FMC sued Dril-Quip and Murphy in October 2020, three months after learning of Dril-Quip’s VXTe Subsea Tree system at the Offshore Technology Conference. FMC says it noticed that diagrams of the VXTes system were virtually identical to FMC’s technical diagrams included in its confidential patent application.
The diagrams in the patent application laid out designs for what’s called an orientation-free system, which the lawyers explained to jurors as a technological advance that allows a subsea tree system to properly align itself instead of the traditional manual orientation, which requires expensive equipment and longer installation times that drive up costs by $3 million to $4 million per wellhead.
The case may weigh on the credibility of Murphy and the truth behind a series of events documented by emails.
Murphy sent Dril-Quip Chief Technology Officer Chris Bartlett FMC’s confidential patent application May 13, 2019, just a week before Dril-Quip offered Murphy a job and a few weeks before he began working at Dril-Quip. Mensing said Murphy sent the email to try to secure a job at Dril-Quip and show “he’s got the goods” DrilQuip needs to “win the race”of bringing the technology to market.
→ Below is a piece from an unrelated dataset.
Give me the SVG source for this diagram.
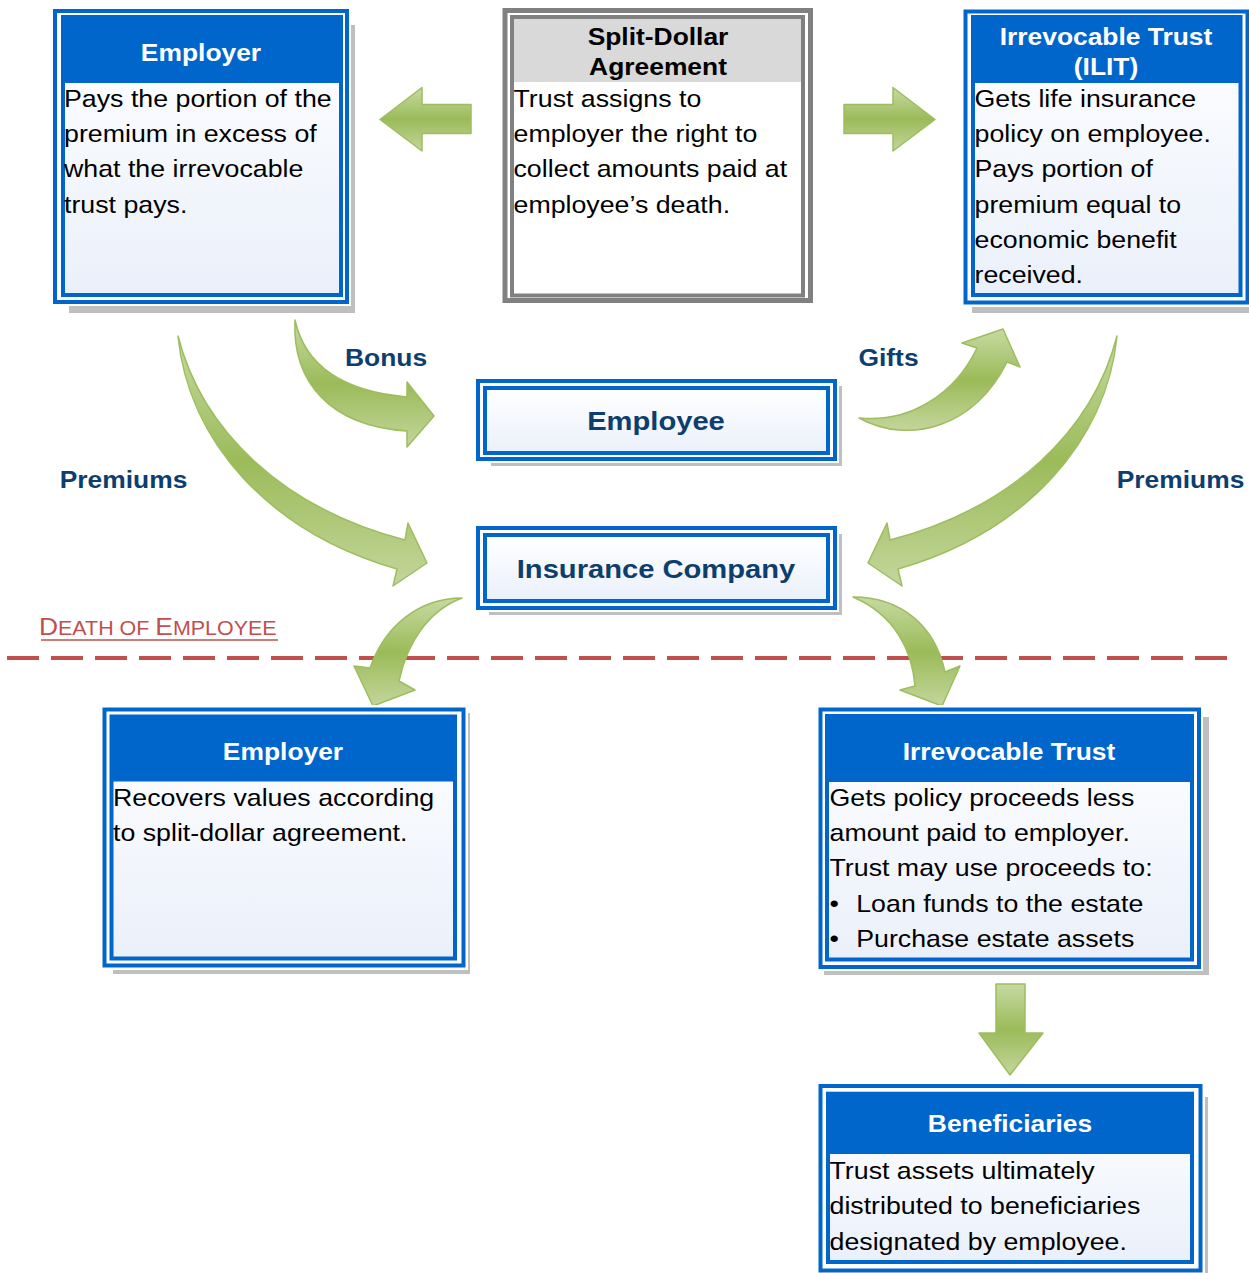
<svg xmlns="http://www.w3.org/2000/svg" width="1249" height="1273" viewBox="0 0 1249 1273">
<defs>
<linearGradient id="bodyGrad" x1="0" y1="0" x2="0" y2="1">
<stop offset="0" stop-color="#FFFFFF"/>
<stop offset="1" stop-color="#EAF0FA"/>
</linearGradient>
<linearGradient id="green" x1="0" y1="0" x2="0" y2="1">
<stop offset="0" stop-color="#C6DAA2"/>
<stop offset="0.5" stop-color="#9BBB59"/>
<stop offset="1" stop-color="#C3D69B"/>
</linearGradient>
<style>
.shadow{fill:#BFBFBF}
.halo{fill:#FFFFFF}
.outer{fill:#FFFFFF;stroke:#0066CC;stroke-width:4}
.inner{fill:url(#bodyGrad);stroke:#0066CC;stroke-width:4}
.head{fill:#0066CC}
.gouter{fill:#FFFFFF;stroke:#808080;stroke-width:5}
.ginner{fill:#FFFFFF;stroke:#808080;stroke-width:4}
.ghead{fill:#D9D9D9}
.hdr{font-family:"Liberation Sans",Arial,Helvetica,sans-serif;font-weight:bold;font-size:24px;fill:#FFFFFF;text-anchor:middle}
.ttl{font-family:"Liberation Sans",Arial,Helvetica,sans-serif;font-weight:bold;font-size:24px;fill:#000000;text-anchor:middle}
.body{font-family:"Liberation Sans",Arial,Helvetica,sans-serif;font-size:24px;fill:#000000}
.big{font-family:"Liberation Sans",Arial,Helvetica,sans-serif;font-weight:bold;font-size:26.5px;fill:#0D3E6E;text-anchor:middle}
.lbl{font-family:"Liberation Sans",Arial,Helvetica,sans-serif;font-weight:bold;font-size:24px;fill:#0D3E6E;text-anchor:middle}
.death{font-family:"Liberation Sans",Arial,Helvetica,sans-serif;fill:#C0504D}
.arrow{fill:url(#green);stroke:#9EBD5E;stroke-width:1.5;stroke-linejoin:round}
</style>
</defs>
<rect width="1249" height="1273" fill="#FFFFFF"/>

<g id="death-line">
<line x1="7" y1="658" x2="1228" y2="658" stroke="#C0504D" stroke-width="4" stroke-dasharray="32 12"/>
<text class="death" transform="translate(39 0) scale(1.1 1)"><tspan y="635" font-size="24">D</tspan><tspan font-size="19.5">EATH OF </tspan><tspan font-size="24">E</tspan><tspan font-size="19.5">MPLOYEE</tspan></text>
<line x1="41" y1="640" x2="278" y2="640" stroke="#C0504D" stroke-width="1.5"/>
</g>

<g id="connectors">
<path id="arrow-split-employer" class="arrow" d="M 380,119.5 L 422,87.5 L 422,104.5 L 471,104.5 L 471,133.5 L 422,133.5 L 422,151 Z"/>
<path id="arrow-split-ilit" class="arrow" d="M 935,119.5 L 893,87.5 L 893,104.5 L 844,104.5 L 844,133.5 L 893,133.5 L 893,151 Z"/>
<path id="arrow-bonus" class="arrow" d="M 295,320 C 292,382 330,426 407,431 L 407,447 L 434,416 L 407,382 L 407,397 C 350,392 306,370 295,320 Z"/>
<path id="arrow-premiums-left" class="arrow" d="M 178,336 C 202,430 282,508 405,540 L 408,523 L 427,563 L 393,586 L 397,569 C 268,532 188,440 178,336 Z"/>
<path id="arrow-gifts" class="arrow" d="M 859,418 C 910,446 976,426 1007,362 L 1020,367 L 1003,329 L 962,343 L 977,348 C 955,394 910,423 859,418 Z"/>
<path id="arrow-premiums-right" class="arrow" d="M 1117,336 C 1093,430 1013,508 890,540 L 887,523 L 868,563 L 902,586 L 898,569 C 1027,532 1107,440 1117,336 Z"/>
<path id="arrow-death-employer" class="arrow" d="M 462,598 C 420,598 385,625 370,668 L 354,666 L 373,706 L 415,690 L 399,681 C 408,640 430,610 462,598 Z"/>
<path id="arrow-death-trust" class="arrow" d="M 853,597 C 900,597 935,625 945,672 L 960,666 L 942,706 L 900,690 L 915,686 C 912,650 895,615 853,597 Z"/>
<path id="arrow-trust-beneficiaries" class="arrow" d="M 996,984 L 1025,984 L 1025,1033 L 1043,1033 L 1010,1075 L 979,1033 L 996,1033 Z"/>
<text class="lbl" transform="translate(386 0) scale(1.1 1)"><tspan x="0" y="366">Bonus</tspan></text>
<text class="lbl" transform="translate(888.5 0) scale(1.1 1)"><tspan x="0" y="366">Gifts</tspan></text>
<text class="lbl" transform="translate(123.5 0) scale(1.1 1)"><tspan x="0" y="488">Premiums</tspan></text>
<text class="lbl" transform="translate(1180.5 0) scale(1.1 1)"><tspan x="0" y="488">Premiums</tspan></text>
</g>

<g id="employer-top">
<rect class="shadow" x="69" y="25" width="286" height="288"/>
<rect class="halo" x="51" y="7" width="300" height="299"/>
<rect class="outer" x="55" y="11" width="292" height="291"/>
<rect class="inner" x="63" y="17" width="278" height="278"/>
<rect class="head" x="63" y="17" width="278" height="66"/>
<text class="hdr" transform="translate(201 0) scale(1.1 1)"><tspan x="0" y="61">Employer</tspan></text>
<text class="body" transform="translate(64 0) scale(1.115 1)"><tspan x="0" y="107">Pays the portion of the</tspan><tspan x="0" y="142">premium in excess of</tspan><tspan x="0" y="177">what the irrevocable</tspan><tspan x="0" y="213">trust pays.</tspan></text>
</g>

<g id="split-dollar">
<rect class="gouter" x="505" y="10.5" width="305.5" height="290"/>
<rect class="ginner" x="512" y="17" width="291" height="278.5"/>
<rect class="ghead" x="514" y="19" width="287" height="63"/>
<text class="ttl" transform="translate(658 0) scale(1.1 1)"><tspan x="0" y="45.5">Split-Dollar</tspan><tspan x="0" y="75.5">Agreement</tspan></text>
<text class="body" transform="translate(513.5 0) scale(1.115 1)"><tspan x="0" y="107">Trust assigns to</tspan><tspan x="0" y="142">employer the right to</tspan><tspan x="0" y="177">collect amounts paid at</tspan><tspan x="0" y="213">employee’s death.</tspan></text>
</g>

<g id="ilit">
<rect class="shadow" x="972" y="25" width="290" height="288"/>
<rect class="halo" x="961" y="7" width="300" height="300"/>
<rect class="outer" x="965.5" y="11.5" width="282" height="291"/>
<rect class="inner" x="973" y="17" width="267.5" height="278"/>
<rect class="head" x="973" y="17" width="267.5" height="66"/>
<text class="hdr" transform="translate(1106 0) scale(1.1 1)"><tspan x="0" y="45.5">Irrevocable Trust</tspan><tspan x="0" y="75.5">(ILIT)</tspan></text>
<text class="body" transform="translate(974.5 0) scale(1.115 1)"><tspan x="0" y="107">Gets life insurance</tspan><tspan x="0" y="142">policy on employee.</tspan><tspan x="0" y="177">Pays portion of</tspan><tspan x="0" y="213">premium equal to</tspan><tspan x="0" y="248">economic benefit</tspan><tspan x="0" y="283">received.</tspan></text>
</g>

<g id="employee">
<rect class="shadow" x="491" y="386" width="351" height="80"/>
<rect class="halo" x="474" y="377" width="365" height="86"/>
<rect class="outer" x="478" y="381" width="357" height="78"/>
<rect class="inner" x="485" y="388" width="343" height="65"/>
<text class="big" transform="translate(656 0) scale(1.1 1)"><tspan x="0" y="430">Employee</tspan></text>
</g>

<g id="insurance-company">
<rect class="shadow" x="489" y="534" width="353" height="81"/>
<rect class="halo" x="474" y="524" width="365" height="88"/>
<rect class="outer" x="478" y="528" width="357" height="80"/>
<rect class="inner" x="485" y="535" width="343" height="66"/>
<text class="big" transform="translate(656 0) scale(1.1 1)"><tspan x="0" y="578.5">Insurance Company</tspan></text>
</g>

<g id="employer-bottom">
<rect class="shadow" x="113" y="713" width="357" height="261"/>
<rect class="halo" x="100" y="705" width="368" height="265"/>
<rect class="outer" x="104.5" y="709.5" width="359" height="256"/>
<rect class="inner" x="111.5" y="716.5" width="343.5" height="242"/>
<rect class="head" x="111.5" y="716.5" width="343.5" height="65"/>
<text class="hdr" transform="translate(283 0) scale(1.1 1)"><tspan x="0" y="760">Employer</tspan></text>
<text class="body" transform="translate(113 0) scale(1.115 1)"><tspan x="0" y="806">Recovers values according</tspan><tspan x="0" y="841">to split-dollar agreement.</tspan></text>
</g>

<g id="irrevocable-trust">
<rect class="shadow" x="824" y="717" width="385" height="258"/>
<rect class="halo" x="816" y="705" width="387" height="266"/>
<rect class="outer" x="820.5" y="709.5" width="378.5" height="257.5"/>
<rect class="inner" x="827" y="716" width="365" height="243.5"/>
<rect class="head" x="827" y="716" width="365" height="66"/>
<text class="hdr" transform="translate(1009 0) scale(1.1 1)"><tspan x="0" y="760">Irrevocable Trust</tspan></text>
<text class="body" transform="translate(829.5 0) scale(1.115 1)"><tspan x="0" y="806">Gets policy proceeds less</tspan><tspan x="0" y="841">amount paid to employer.</tspan><tspan x="0" y="876">Trust may use proceeds to:</tspan><tspan x="0" y="912">•</tspan><tspan x="24" y="912">Loan funds to the estate</tspan><tspan x="0" y="947">•</tspan><tspan x="24" y="947">Purchase estate assets</tspan></text>
</g>

<g id="beneficiaries">
<rect class="shadow" x="836" y="1097" width="372" height="180"/>
<rect class="halo" x="816" y="1082" width="389" height="191"/>
<rect class="outer" x="820.5" y="1086" width="380" height="184.5"/>
<rect class="inner" x="828" y="1093.7" width="364" height="168.3"/>
<rect class="head" x="828" y="1093.7" width="364" height="60.3"/>
<text class="hdr" transform="translate(1010 0) scale(1.1 1)"><tspan x="0" y="1132.5">Beneficiaries</tspan></text>
<text class="body" transform="translate(829.5 0) scale(1.115 1)"><tspan x="0" y="1179">Trust assets ultimately</tspan><tspan x="0" y="1214">distributed to beneficiaries</tspan><tspan x="0" y="1250">designated by employee.</tspan></text>
</g>
</svg>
But Morico said Murphy sent FMC’s patent application to tell Dril-Quip that “you beat us to the punch” because he had just seen Dril-Quip’s patent application for its orientation-free system. Morico said Murphy thought that FMC’s patent application had already been published when he sent the email.
Before emailing Bartlett, Murphy sent an email to in-house FMC lawyers conveying his anger over the Dril-Quip patent application.
Mensing said the email to the lawyers served as a “cover-up” and “makes no sense” — particularly because he forwarded this email to Bartlett after.
But Morico said those actions don’t add up for an individual intending to steal trade secrets. Moreover, as soon as Murphy found out FMC’s patent application had not yet been published, he asked Bartlett to delete the email and show it to no one, which he obliged to.
Mensing cautioned jurors that Murphy is going to have an excuse for everything in this case.
“You will hear one mishap… one story after another to explain what you’re going to see,” he said.
Reasoner sided with Morico’s account of the email threads, emphasizing that Murphy “corrected the issue immediately.
“There is zero evidence he created any harm for the plaintiffs in the case,” Reasoner told jurors. “People make mistakes, but Mr. Murphy handled it the way you’d want someone to handle it in that situation.”
FMC’s lawyers immediately put Murphy’s credibility to the test Thursday afternoon when they called him up as the first witness in the case.
Murphy disagreed with Ahmad’s pointed question that FMC’s unpublished patent application from the May 13 email was a trade secret.
“I remember you testifying differently,” Ahmad responded.
The parties selected the jury on Tuesday at NRG Stadium, which allowed the jury pool and lawyers to properly spread out to address Covid-19 safety concerns. During voir dire, someone from the jury pool expressed concerns about being able to properly assess witnesses’ credibility while wearing masks. Each lawyer and witness with a speaking part wore a face shield with no mask during Tuesday and Thursday’s proceedings.
According to one of the lawyers, the jury includes engineers, an employee of an insurance company, a pilot, a chemical plant manager, a delivery person, a stylist, a golf specialist, a supply chain management worker and a welder.
Due to Covid-19 concerns, Judge Sandill is broadcasting the trial for anyone who wants to observe the trial virtually.